Natürlich sei es möglich, dass diese Euphorie positive Handlungen nach sich ziehe, räumt Brigitte Boothe ein: «Wenn ich mir immer wieder vorstelle, eine erfolgreiche Anwältin zu sein, die gerade einen Prozess gewonnen hat, strahle ich diese Sicherheit und Positivität auch aus – und gelange womöglich tatsächlich zum Ziel.»

In einer aufgeklärten Welt nimmt unser metaphysisches Bedürfnis nicht ab – im Gegenteil.

In einer aufgeklärten Welt nimmt unser metaphysisches Bedürfnis nicht ab – im Gegenteil.

Michael Buholzer / Keystone

Bloss: Wenn nun dieser Erfolg nicht eintrifft, man als Anwältin dann doch keine Prozesse gewinnt, kann die Euphorie ziemlich schnell in Ernüchterung kippen. Und dann dürften die Affirmationen eher das Gegenteil bewirken: Sie frustrieren. Überzeugte Manifestations-Coachs würden dagegenhalten: Nicht zu manifestieren, ist auch keine Lösung. Dann überlassen wir unseren Unsicherheiten und Zweifeln in unserem Unterbewusstsein das Feld.
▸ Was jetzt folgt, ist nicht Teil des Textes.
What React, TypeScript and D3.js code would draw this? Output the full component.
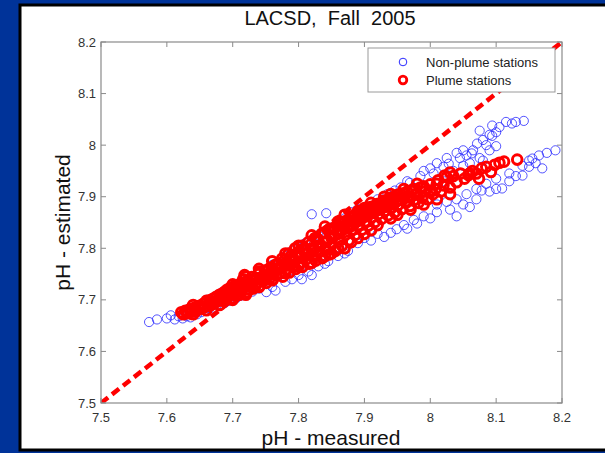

Das Unterbewusstsein heisst in der Psychoanalyse das Unbewusste. «Natürlich beeinflussen wir das Unbewusste unentwegt, positiv wie negativ», sagt Brigitte Boothe. «Und ja, man kann in seinem Leben ganz schreckliche Leitsätze verinnerlicht haben.» Psychologen sprechen von dysfunktionalen Überzeugungen. Coachs, die sich auf psychologische Erkenntnisse stützen, würden nun betonen, dass Manifestationen diese negativen Leitsätze lösen und sie durch positive ersetzen könnten. Boothe ist skeptisch: «Um dysfunktionale Überzeugungen aufzubrechen, braucht es ernsthafte Auseinandersetzung mit sich selbst, die oft erst in tiefgehender Selbstbefragung und im therapeutischen Dialog gelingt.»

Unter bestimmten Umständen könnten wunscherfüllende Vorstellungen unser Wohlbefinden vorübergehend verbessern, sagt Boothe. Doch sie betont: «Um den Herausforderungen der Realität gewachsen zu sein, brauchen wir Wissen, Kompetenz und die Fähigkeit, mit Rückschlägen umzugehen.» Nicht umsonst lernten wir lebenslang, Situationen und Risiken zu beurteilen und kritisch zu denken: «Das können wir nicht einfach ausschalten und so tun, als wäre alles schön und fein.»

Hat Amanda Nold nun die Wohnung im Zürcher Kreis 3 erhalten? Letztlich ist das gar nicht wichtig. Wer glaubt, dass Manifestationen funktionieren, wird auch bei einer Absage davon überzeugt sein, dass es so kommen musste. Nold würde nur jene Wohnung erhalten, die für sie bestimmt ist. Und wer weder an ein Universum noch an ein Schicksal glaubt, den wird auch eine Zusage nicht überzeugen.

Wir bekommen die Stadtwohnung in Zürich im Kreis 3.